Soldati AfghanistanIl segretario generale della Nato Rasmussen ai microfoni di Sky ipotizza: “anche dopo il 2014 le truppe italiane svolgeranno compiti di addestramento”. Intanto il nostro Paese spende due milioni al giorno per questa missione infinita.

-Lorenzo Mauro- 27 aprile 2012- “Gli italiani dovrebbero rimanere in Afghanistan anche dopo il 2014 con compiti di addestramento per l’esercito afghano” dichiara a Sky TG24 il segretario generale della Nato, Rasmussen, che oggi incontra a Roma il presidente del Consiglio Mario Monti. Intanto in mattinata era giunta la notizia  della morte di tre soldati della forza internazionale di assistenza alla sicurezza, l’Isaf, nell’Africa orientale. Il bilancio dei militari che hanno perso la vita in Afghanistan sale dunque a 34 dal primo aprile e a 131 dall’inizio dell’anno.

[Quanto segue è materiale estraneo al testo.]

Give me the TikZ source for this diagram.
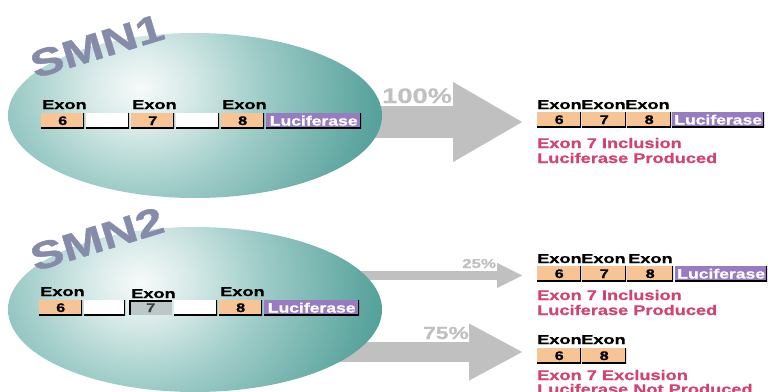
\documentclass[tikz,border=0pt]{standalone}
\usepackage{fontspec}
\setmainfont[FakeStretch=1.3,FakeBold=0.6]{Liberation Sans}
\newfontfamily\widefont[FakeStretch=1.4,FakeBold=0.6]{Liberation Sans}
\newfontfamily\smnfont[FakeStretch=1.3,FakeBold=1.2]{Liberation Sans}
\usetikzlibrary{arrows.meta}
\definecolor{peach}{RGB}{247,196,150}
\definecolor{lucpurple}{RGB}{152,124,192}
\definecolor{smngray}{RGB}{134,139,170}
\definecolor{arrowgray}{RGB}{192,192,192}
\definecolor{redtxt}{RGB}{212,66,112}
\definecolor{grayseven}{RGB}{188,200,200}
\definecolor{tA}{RGB}{246,250,250}
\definecolor{tB}{RGB}{215,234,232}
\definecolor{tC}{RGB}{160,205,201}
\definecolor{tD}{RGB}{98,168,162}
\definecolor{tE}{RGB}{38,138,130}
\definecolor{tF}{RGB}{0,120,112}
\pgfdeclareradialshading{tealball}{\pgfpoint{0bp}{0bp}}{color(0bp)=(tA); color(5bp)=(tB); color(12bp)=(tC); color(22bp)=(tD); color(32bp)=(tE); color(42bp)=(tF); color(50bp)=(tF)}
\begin{document}
\begin{tikzpicture}[x=1pt,y=-1pt,
  lbl/.style={font=\widefont\fontsize{13}{13}\selectfont\bfseries, inner sep=0pt, anchor=base west, text=black},
  edgebr/.style={path picture={\draw[black, line width=3.4pt]
      (path picture bounding box.north east) -- (path picture bounding box.south east)
      -- (path picture bounding box.south west);}},
  edgetl/.style={path picture={\draw[black, line width=3.4pt]
      (path picture bounding box.south west) -- (path picture bounding box.north west)
      -- (path picture bounding box.north east);}},
  gbox/.style={minimum width=43pt, minimum height=15pt, inner sep=0pt, anchor=north west, font=\fontsize{12.5}{12.5}\selectfont\bfseries},
  exonbox/.style={gbox, fill=peach, edgebr},
  rexonbox/.style={exonbox, minimum width=44pt},
  intron/.style={gbox, fill=white, edgebr},
  lucbox/.style={gbox, fill=lucpurple, text=white, minimum width=95pt, font=\fontsize{13.5}{13.5}\selectfont\bfseries, edgebr},
  skipbox/.style={gbox, fill=grayseven, text=black!75, edgetl},
  restxt/.style={font=\fontsize{14}{14}\selectfont\bfseries, text=redtxt, inner sep=0pt, anchor=base west},
  pct/.style={text=arrowgray, inner sep=0pt, anchor=base west},
  smn/.style={font=\smnfont\fontsize{38}{38}\selectfont\bfseries, text=smngray, inner sep=0pt, rotate=17},
  flowarrow/.style n args={3}{draw=arrowgray, line width=#1, -{Triangle[length=#2, width=#3, line width=0.1pt]}}
]
\useasboundingbox[fill=white] (0,0) rectangle (768,391);

% arrows (behind ellipses)
\coordinate (a1s) at (340,122);   \coordinate (a1e) at (522,122);
\coordinate (a2s) at (330,275.5); \coordinate (a2e) at (522,275.5);
\coordinate (a3s) at (330,352);   \coordinate (a3e) at (522,352);
\draw[flowarrow={32pt}{69pt}{80pt}] (a1s) -- (a1e);
\draw[flowarrow={9pt}{25pt}{25pt}] (a2s) -- (a2e);
\draw[flowarrow={20pt}{53pt}{57pt}] (a3s) -- (a3e);

% ellipses
\begin{scope}
  \clip (195,115.5) ellipse [x radius=187pt, y radius=82.5pt];
  \shade[shading=tealball] (140,88) ellipse [x radius=250pt, y radius=210pt];
\end{scope}
\begin{scope}
  \clip (195,309.5) ellipse [x radius=187pt, y radius=82.5pt];
  \shade[shading=tealball] (140,282) ellipse [x radius=250pt, y radius=210pt];
\end{scope}

% titles
\node[smn] (smn1) at (97,46) {SMN1};
\node[smn] (smn2) at (97,239) {SMN2};

% gene row 1 (SMN1)
\node[exonbox] (g1e6) at (41,113) {6};
\node[intron] (g1i1) at (86,113) {};
\node[exonbox] (g1e7) at (131,113) {7};
\node[intron] (g1i2) at (176,113) {};
\node[exonbox] (g1e8) at (221,113) {8};
\node[lucbox] (g1luc) at (266,113) {Luciferase};
\node[lbl] (g1l6) at (42,109) {Exon};
\node[lbl] (g1l7) at (132,109) {Exon};
\node[lbl] (g1l8) at (222,109) {Exon};

% gene row 2 (SMN2)
\node[exonbox] (g2e6) at (39,300) {6};
\node[intron, minimum width=41pt] (g2i1) at (84,300) {};
\node[skipbox] (g2e7) at (129,300) {7};
\node[intron] (g2i2) at (174,300) {};
\node[exonbox] (g2e8) at (219,300) {8};
\node[lucbox] (g2luc) at (264,300) {Luciferase};
\node[lbl] (g2l6) at (40,296) {Exon};
\node[lbl] (g2l7) at (131,298) {Exon};
\node[lbl] (g2l8) at (220,296) {Exon};

% percentages
\node[pct, font=\fontsize{21}{21}\selectfont\bfseries] (p100) at (382,103) {100\%};
\node[pct, font=\fontsize{13}{13}\selectfont\bfseries] (p25) at (462,268) {25\%};
\node[pct, font=\fontsize{17.5}{17.5}\selectfont\bfseries] (p75) at (423,339) {75\%};

% result 1
\node[rexonbox] (r1e6) at (537,112) {6};
\node[rexonbox] (r1e7) at (582,112) {7};
\node[rexonbox] (r1e8) at (627,112) {8};
\node[lucbox, minimum width=92pt] (r1luc) at (672,112) {Luciferase};
\node[lbl] (r1l6) at (537,109) {Exon};
\node[lbl] (r1l7) at (581,109) {Exon};
\node[lbl] (r1l8) at (625,109) {Exon};
\node[restxt] (r1t1) at (537,148) {Exon 7 Inclusion};
\node[restxt] (r1t2) at (537,163) {Luciferase Produced};

% result 2
\node[rexonbox] (r2e6) at (537,266) {6};
\node[rexonbox] (r2e7) at (582,266) {7};
\node[rexonbox, minimum width=46pt] (r2e8) at (627,266) {8};
\node[lucbox, minimum width=92pt] (r2luc) at (675,266) {Luciferase};
\node[lbl] (r2l6) at (537,263) {Exon};
\node[lbl] (r2l7) at (581,263) {Exon};
\node[lbl] (r2l8) at (628,263) {Exon};
\node[restxt] (r2t1) at (537,300) {Exon 7 Inclusion};
\node[restxt] (r2t2) at (537,315) {Luciferase Produced};

% result 3
\node[rexonbox] (r3e6) at (537,348) {6};
\node[rexonbox] (r3e8) at (582,348) {8};
\node[lbl] (r3l6) at (537,344) {Exon};
\node[lbl] (r3l8) at (581,344) {Exon};
\node[restxt] (r3t1) at (537,380) {Exon 7 Exclusion};
\node[restxt] (r3t2) at (537,394) {Luciferase Not Produced};
\end{tikzpicture}
\end{document}
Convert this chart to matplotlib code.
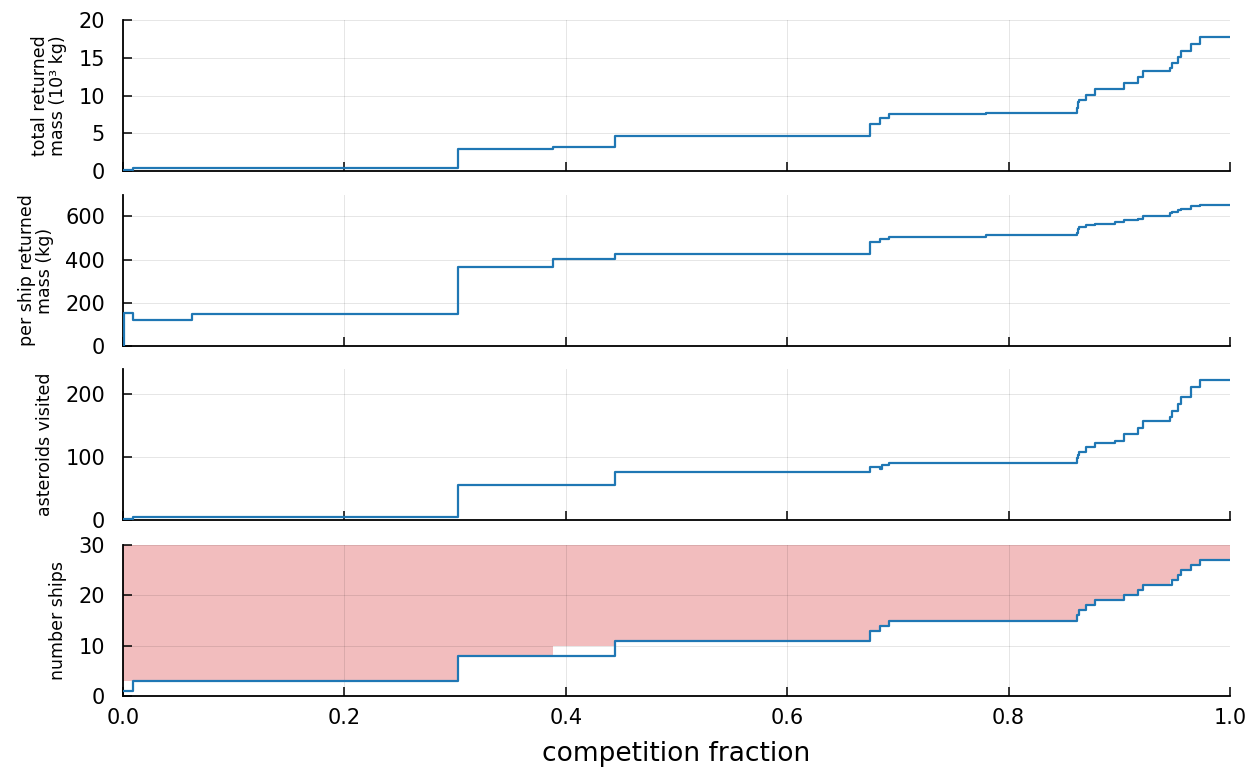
import matplotlib.pyplot as plt

# competition fraction at each change (step-post)
frac = [0.0, 0.001, 0.009, 0.062, 0.303, 0.388, 0.444, 0.675, 0.684, 0.686, 0.692,
        0.780, 0.8615, 0.8625, 0.864, 0.870, 0.878, 0.896, 0.904, 0.9166, 0.921,
        0.946, 0.948, 0.953, 0.956, 0.965, 0.973, 1.0]

total_mass = [0.0, 0.15, 0.36, 0.44, 2.9, 3.2, 4.7, 6.2, 7.0, 7.0, 7.6,
              7.7, 8.4, 9.2, 9.4, 10.1, 10.8, 10.9, 11.7, 12.4, 13.25,
              13.6, 14.35, 15.05, 15.9, 16.8, 17.7, 17.7]

per_ship = [0, 154, 119, 146, 365, 402, 427, 482, 497, 497, 505,
            513, 525, 540, 550, 560, 566, 573, 583, 590, 602,
            615, 622, 628, 636, 646, 653, 653]

asteroids = [0, 1, 4, 4, 55, 55, 76, 84, 81, 88, 91,
             91, 99, 104, 108, 116, 123, 125, 136, 147, 157,
             163, 173, 184, 195, 212, 223, 223]

ships = [1, 1, 3, 3, 8, 8, 11, 13, 14, 14, 15,
         15, 16, 16, 17, 18, 19, 19, 20, 21, 22,
         22, 23, 24, 25, 26, 27, 27]

# lower edge of the shaded band, top is the fleet cap
ships_band_low = [3, 3, 3, 3, 8, 10, 11, 13, 14, 14, 15,
                  15, 16, 16, 17, 18, 19, 19, 20, 21, 22,
                  23, 23, 24, 25, 26, 27, 27]
ship_cap = 30

LINE = '#1f77b4'

panels = [
    (total_mass, "total returned\nmass (10³ kg)", (0, 20), [0, 5, 10, 15, 20]),
    (per_ship, "per ship returned\nmass (kg)", (0, 699), [0, 200, 400, 600]),
    (asteroids, "asteroids visited", (0, 240), [0, 100, 200]),
    (ships, "number ships", (0, 30), [0, 10, 20, 30]),
]

fig = plt.figure(figsize=(12.51, 7.67), dpi=100)
W, H = 1251, 767
tops = [20, 195, 369, 545]
bottoms = [171, 346, 520, 696]

for i, (vals, label, ylim, yticks) in enumerate(panels):
    ax = fig.add_axes([123 / W, 1 - bottoms[i] / H, 1107 / W, (bottoms[i] - tops[i]) / H])

    if i == 3:
        ax.fill_between(frac, ships_band_low, ship_cap, step='post',
                        color='tab:red', alpha=0.3, lw=0)
    ax.step(frac, vals, where='post', color=LINE, lw=1.6, zorder=3)

    ax.set_xlim(0, 1)
    ax.set_ylim(*ylim)
    ax.set_xticks([0, 0.2, 0.4, 0.6, 0.8, 1.0])
    ax.set_yticks(yticks)
    ax.grid(True, color='k', alpha=0.1, lw=0.7)

    for s in ['top', 'right']:
        ax.spines[s].set_visible(False)
    for s in ['left', 'bottom']:
        ax.spines[s].set_linewidth(1.3)

    ax.tick_params(axis='both', direction='in', length=6.5, width=1.1, labelsize=15)
    ax.tick_params(axis='y', pad=13)
    ax.tick_params(axis='x', pad=9)
    ax.set_ylabel(label, fontsize=12.5, labelpad=8, linespacing=1.0)

    if i < 3:
        ax.tick_params(axis='x', labelbottom=False)
    else:
        ax.set_xlabel("competition fraction", fontsize=19, labelpad=9)

fig.savefig('out.png', dpi=100)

LE SPESE PER LA GUERRA. In questo periodo di vacche magre, si discute giustamente degli sprechi della politica. La missione afghana, è bene ricordarlo, ci costa oltre due milioni di euro al giorno, senza dimenticare l’inestimabile prezzo di vite umane, civili o militari che siano. Purtroppo, su questi temi, vige da tempo un assordante silenzio dei media e della politica, quasi che la permanenza in Afghanistan fosse inevitabile. E se davvero il protrarsi della nostra missione andasse oltre il 2014, sui bilanci dello Stato graverebbero miliardi di euro di spese. Mentre il Paese soffre, tutto ciò diviene sempre più difficile da accettare.